Park’s is a parallel life, the kind of which is usually to be found only in fiction, and researching an article on him merely confirms this.
While his every move is pored over in his native South Korea — think David Beckham or the Queen — barely a word outside of the obligatory mentions in match reports has been written about the energetic midfield player in this country.
Even his team-mates, save for his closest friends, Carlos Tévez and Patrice Evra, from whom he bought his house in Wilmslow, Cheshire, might profess to know little about Park’s life outside of his love for football. A king in South Korea, then, but a relative mystery in Manchester.
Indeed, it must be strange for someone who is mobbed on the streets of Seoul to be able to walk through Salford without people offering more than a passing glance, but given his almost excruciating shyness — a trait that his parents and early coaches feared would severely impede his development — it is not hard to understand why Manchester is manna from heaven for the poster boy of South Korean football.
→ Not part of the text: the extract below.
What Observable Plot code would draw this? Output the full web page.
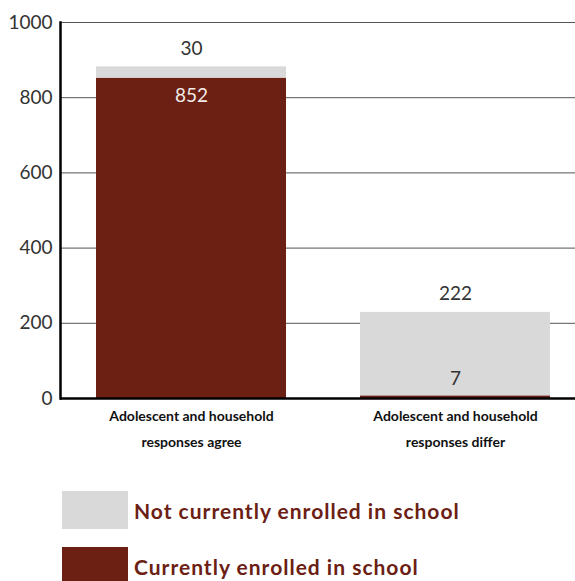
<!DOCTYPE html>
<html>
<head>
<meta charset="utf-8">
<script src="https://cdn.jsdelivr.net/npm/d3@7"></script>
<script src="https://cdn.jsdelivr.net/npm/@observablehq/plot@0.6"></script>
<style>
  html, body { margin: 0; padding: 0; background: #fff; }
  #chart svg { display: block; }
  .legend { margin-top: 26px; }
  .row { display: flex; align-items: center; height: 38px; margin-bottom: 18px; margin-left: 62px; }
  .sw { width: 66px; height: 38px; flex: none; }
  .lab { margin-left: 6px; font-family: Lato, sans-serif; font-weight: 700; font-size: 21px; letter-spacing: 1px; color: #6b2013; }
</style>
</head>
<body>
<div id="chart"></div>
<script>
const categories = ["Adolescent and household\nresponses agree", "Adolescent and household\nresponses differ"];
const series = ["Currently enrolled in school", "Not currently enrolled in school"];
const enrolled = [852, 7];
const notEnrolled = [30, 222];
const yTicks = [0, 200, 400, 600, 800, 1000];
const colors = ["#6b2013", "#d9d9d9"];

const data = [];
categories.forEach((c, i) => {
  data.push({category: c, series: series[0], value: enrolled[i]});
  data.push({category: c, series: series[1], value: notEnrolled[i]});
});

const stackOpts = {x: "category", y: "value", z: "series", order: series};
const labelOpts = {fontSize: 19, fontWeight: 400};

const chart = Plot.plot({
  width: 575,
  height: 465,
  marginLeft: 60,
  marginRight: 0,
  marginTop: 22,
  marginBottom: 67,
  style: {fontFamily: "Lato, sans-serif", background: "#fff"},
  x: {domain: categories, paddingInner: 0.28, paddingOuter: 0.115, align: 0.59, label: null},
  y: {domain: [0, 1000], label: null},
  color: {domain: series, range: colors},
  marks: [
    Plot.gridY(yTicks.filter(d => d > 0), {stroke: "#555", strokeOpacity: 1, strokeWidth: 1}),
    Plot.barY(data, Plot.stackY({...stackOpts, fill: "series"})),
    Plot.text(data, Plot.stackY2({...stackOpts, ...labelOpts,
      text: d => d.series === series[1] ? d.value : null, dy: -18, fill: "#333"})),
    Plot.text(data, Plot.stackY2({...stackOpts, ...labelOpts,
      text: d => d.series === series[0] && d.value >= 100 ? d.value : null, dy: 18, fill: "#f2ebe9"})),
    Plot.text(data, Plot.stackY2({...stackOpts, ...labelOpts,
      text: d => d.series === series[0] && d.value < 100 ? d.value : null, dy: -17, fill: "#333"})),
    Plot.ruleY([0], {stroke: "#000", strokeWidth: 2.5}),
    Plot.frame({anchor: "left", stroke: "#000", strokeWidth: 2.5}),
    Plot.axisY({ticks: yTicks, tickFormat: d3.format("d"), tickSize: 0, tickPadding: 8, fontSize: 19, fontWeight: 400, fill: "#333", label: null}),
    Plot.axisX({tickSize: 0, tickPadding: 4, fontSize: 14, fontWeight: 700, fill: "#111", lineHeight: 1.85, label: null})
  ]
});
document.getElementById("chart").appendChild(chart);

const legend = document.createElement("div");
legend.className = "legend";
[1, 0].forEach(i => {
  const row = document.createElement("div");
  row.className = "row";
  const sw = document.createElement("div");
  sw.className = "sw";
  sw.style.background = colors[i];
  const lab = document.createElement("span");
  lab.className = "lab";
  lab.textContent = series[i];
  row.appendChild(sw); row.appendChild(lab);
  legend.appendChild(row);
});
document.body.appendChild(legend);
</script>
</body>
</html>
In October last year the Korean edition of FourFourTwo magazine dedicated 40 of its 178 pages to him, the front cover adorned with his picture and bearing the words “Legend of JS Park”.
It was, in effect, a condensed version of his 2006 autobiography, Infinite Challenge, which topped Asia’s bestsellers’ list, a comprehensive account of his life “From The Cradle To The Pitch” as one heading read.
There were even three pages dedicated to discussing the minutiae of the Nike boots he wears. No detail is considered too minor where Park’s followers — more than 87,000 of whom are members of his official fan club — are concerned.
The same magazine rated him this month as the second most powerful person in Korean football, after Chung Mong Joon, a Fifa vice-president, although Park will probably occupy top spot next year if he becomes the first Asian to play in a Champions League final tomorrow when United take on Barcelona in Rome.
It will be just reward for a player who was left out of United’s squad for last season’s Champions League final victory against Chelsea, despite the influential role that he had played in helping to get his team to Moscow, but then Park’s story is, in itself, a triumph against adversity.
He was born in Seoul in February 1981 and brought up in nearby Suwon, where he now has a street named after him. His mother, Myung Ja, was convinced that her son would grow up to be as strong as the mythological Korean dragons she had dreamt about during pregnancy, but initially the opposite — at least in body — was true. Imagine his parents’ surprise then when Park, while still in third grade at elementary school, professed a wish to become a professional footballer.